I never liked the idea of putting mainstream insect repellents on my daughter's skin as the scent smells so toxic to me. Having a child susceptible to skin conditions and allergies, I didn't want to risk putting them on her not knowing what was in them. But living in Australia I needed some alternative! So here is what I found out about what is really in these mainstream insect repellents such as 'Aerogard', 'Off', 'Bushman' and 'Rid'.
These bug sprays have been deemed safe by by the Environmental Protection Agency, although I personally do not rely on just that information before I make the decision to spray my child with a potentially toxic substance.

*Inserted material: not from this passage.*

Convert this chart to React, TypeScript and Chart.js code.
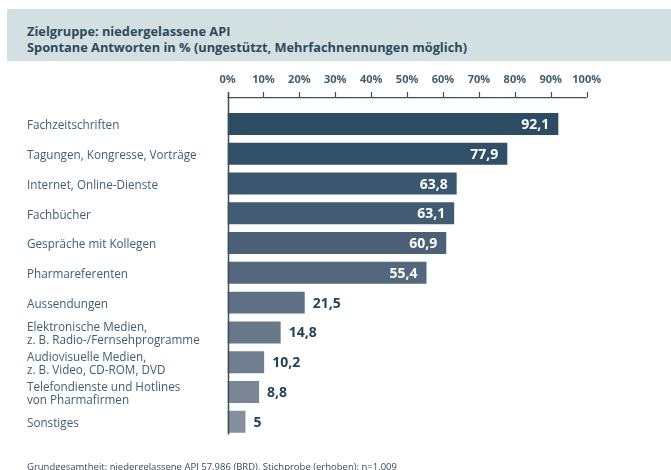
import React, { useEffect, useRef } from "react";
import { Chart, registerables } from "chart.js";

Chart.register(...registerables);

const categories: (string | string[])[] = [
  "Fachzeitschriften",
  "Tagungen, Kongresse, Vorträge",
  "Internet, Online-Dienste",
  "Fachbücher",
  "Gespräche mit Kollegen",
  "Pharmareferenten",
  "Aussendungen",
  ["Elektronische Medien,", "z. B. Radio-/Fernsehprogramme"],
  ["Audiovisuelle Medien,", "z. B. Video, CD-ROM, DVD"],
  ["Telefondienste und Hotlines", "von Pharmafirmen"],
  "Sonstiges",
];

const values: number[] = [92.1, 77.9, 63.8, 63.1, 60.9, 55.4, 21.5, 14.8, 10.2, 8.8, 5];

const barColors: string[] = [
  "#2b4c63",
  "#2f5068",
  "#3a5770",
  "#425c73",
  "#4a6178",
  "#53687c",
  "#5f7184",
  "#677889",
  "#6f7e90",
  "#7a8696",
  "#858f9d",
];

const tickValues: number[] = [0, 10, 20, 30, 40, 50, 60, 70, 80, 90, 100];

const titleLines: string[] = [
  "Zielgruppe: niedergelassene API",
  "Spontane Antworten in % (ungestützt, Mehrfachnennungen möglich)",
];
const footnote = "Grundgesamtheit: niedergelassene API 57.986 (BRD), Stichprobe (erhoben): n=1.009";

const FONT = "'Open Sans', 'Noto Sans', sans-serif";
const AXIS_COLOR = "#3d4f5c";
const LABEL_COLOR = "#3f5e74";
const VALUE_COLOR = "#24445a";

const axisPlugin = {
  id: "customAxis",
  afterDatasetsDraw(chart: any) {
    const { ctx, chartArea } = chart;
    const x = chart.scales.x;
    const lineY = chartArea.top - 12;
    const x0 = x.getPixelForValue(0);
    const x100 = x.getPixelForValue(100);
    ctx.save();
    ctx.strokeStyle = AXIS_COLOR;
    ctx.lineWidth = 1.2;
    ctx.beginPath();
    ctx.moveTo(x0, lineY + 0.5);
    ctx.lineTo(x100, lineY + 0.5);
    tickValues.forEach((v) => {
      const px = Math.round(x.getPixelForValue(v)) + 0.5;
      ctx.moveTo(px, lineY - 5);
      ctx.lineTo(px, lineY + 0.5);
    });
    ctx.stroke();
    ctx.lineWidth = 1.5;
    ctx.beginPath();
    ctx.moveTo(Math.round(x0) + 0.5, lineY - 5);
    ctx.lineTo(Math.round(x0) + 0.5, chartArea.bottom - 2);
    ctx.stroke();
    ctx.restore();
  },
};

const valuePlugin = {
  id: "valueLabels",
  afterDatasetsDraw(chart: any) {
    const { ctx } = chart;
    const meta = chart.getDatasetMeta(0);
    ctx.save();
    ctx.font = `bold 14px ${FONT}`;
    ctx.textBaseline = "middle";
    meta.data.forEach((bar: any, i: number) => {
      const v = values[i];
      const text = String(v).replace(".", ",");
      if (v > 40) {
        ctx.fillStyle = "#ffffff";
        ctx.textAlign = "right";
        ctx.fillText(text, bar.x - 9, bar.y + 1);
      } else {
        ctx.fillStyle = VALUE_COLOR;
        ctx.textAlign = "left";
        ctx.fillText(text, bar.x + 8, bar.y + 1);
      }
    });
    ctx.restore();
  },
};

export default function App() {
  const canvasRef = useRef<HTMLCanvasElement | null>(null);

  useEffect(() => {
    document.body.style.margin = "0";
    const canvas = canvasRef.current;
    if (!canvas) return;
    const chart = new Chart(canvas, {
      type: "bar",
      data: {
        labels: categories,
        datasets: [
          {
            data: values,
            backgroundColor: barColors,
            borderWidth: 0,
            barPercentage: 22 / 29.8,
            categoryPercentage: 1,
          },
        ],
      },
      options: {
        indexAxis: "y",
        animation: false,
        responsive: false,
        devicePixelRatio: 1,
        layout: { padding: { left: 27, right: 84.3, top: 60, bottom: 33.4 } },
        plugins: {
          legend: { display: false },
          tooltip: { enabled: false },
          title: { display: false },
        },
        scales: {
          x: {
            type: "linear",
            position: "top",
            min: 0,
            max: 100,
            grid: { display: false },
            border: { display: false },
            ticks: {
              stepSize: 10,
              padding: 15,
              autoSkip: false,
              maxRotation: 0,
              minRotation: 0,
              color: LABEL_COLOR,
              font: { family: FONT, size: 11, weight: "bold" },
              callback: (v: any) => `${v}%`,
            },
            afterFit: (scale: any) => {
              scale.height = 49.1;
            },
          },
          y: {
            type: "category",
            grid: { display: false },
            border: { display: false },
            ticks: {
              crossAlign: "far",
              labelOffset: 2,
              color: LABEL_COLOR,
              font: { family: FONT, size: 11.7, weight: 500, lineHeight: 1.13 },
            },
            afterFit: (scale: any) => {
              scale.width = 200.5;
            },
          },
        },
      },
      plugins: [axisPlugin, valuePlugin],
    } as any);
    return () => chart.destroy();
  }, []);

  return (
    <div style={{ position: "relative", width: 671, height: 470, overflow: "hidden", background: "#ffffff" }}>
      <div
        style={{
          position: "absolute",
          left: 7,
          top: 9,
          width: 664,
          height: 52,
          background: "#d3e0e2",
        }}
      />
      <div
        style={{
          position: "absolute",
          left: 27,
          top: 24,
          fontFamily: FONT,
          fontWeight: 700,
          fontSize: 12.8,
          lineHeight: "15.5px",
          color: "#2d4a5c",
          whiteSpace: "nowrap",
        }}
      >
        {titleLines.map((t, i) => (
          <div key={i}>{t}</div>
        ))}
      </div>
      <canvas
        ref={canvasRef}
        width={671}
        height={470}
        style={{ position: "absolute", left: 0, top: 0, width: 671, height: 470 }}
      />
      <div
        style={{
          position: "absolute",
          left: 27,
          top: 461,
          fontFamily: FONT,
          fontSize: 9.5,
          lineHeight: "11px",
          color: "#3a4a55",
          whiteSpace: "nowrap",
        }}
      >
        {footnote}
      </div>
    </div>
  );
}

DEET One of the main chemicals found in these bug sprays is called 'DEET' (N,N-diethyl-m-toluamide). It is extremely effective at keeping mosquitos and bugs away. Some studies have resulted in a concern that this chemical may affect our nervous system, such as it does when it stops the ability of an insects brain to send messages to its muscles (resulting in it not being able to bite us).
In some studies that I found, this chemical has caused redness and skin irritation in children, and in rare cases has resulted in seizures. Most of the research I found on this chemical resulted in it being only mildly toxic to human health, but that it may possibly increase the toxicity of other types of chemicals that humans may be exposed to (for example, people wearing DEET absorb more easily a chemical that is commonly used on peoples lawns). It is clear to me that more research needs to be done of the effects of this chemical on human health, and I would rather not risk using it.
The other compounds in insect repellents I have found not to be harmful.
Fortunately, there are many natural insect repellents on the market. I have indeed found some of these to be just as effective as mainstream bug sprays at keeping mosquitos away, and they DO NOT have the toxic smell!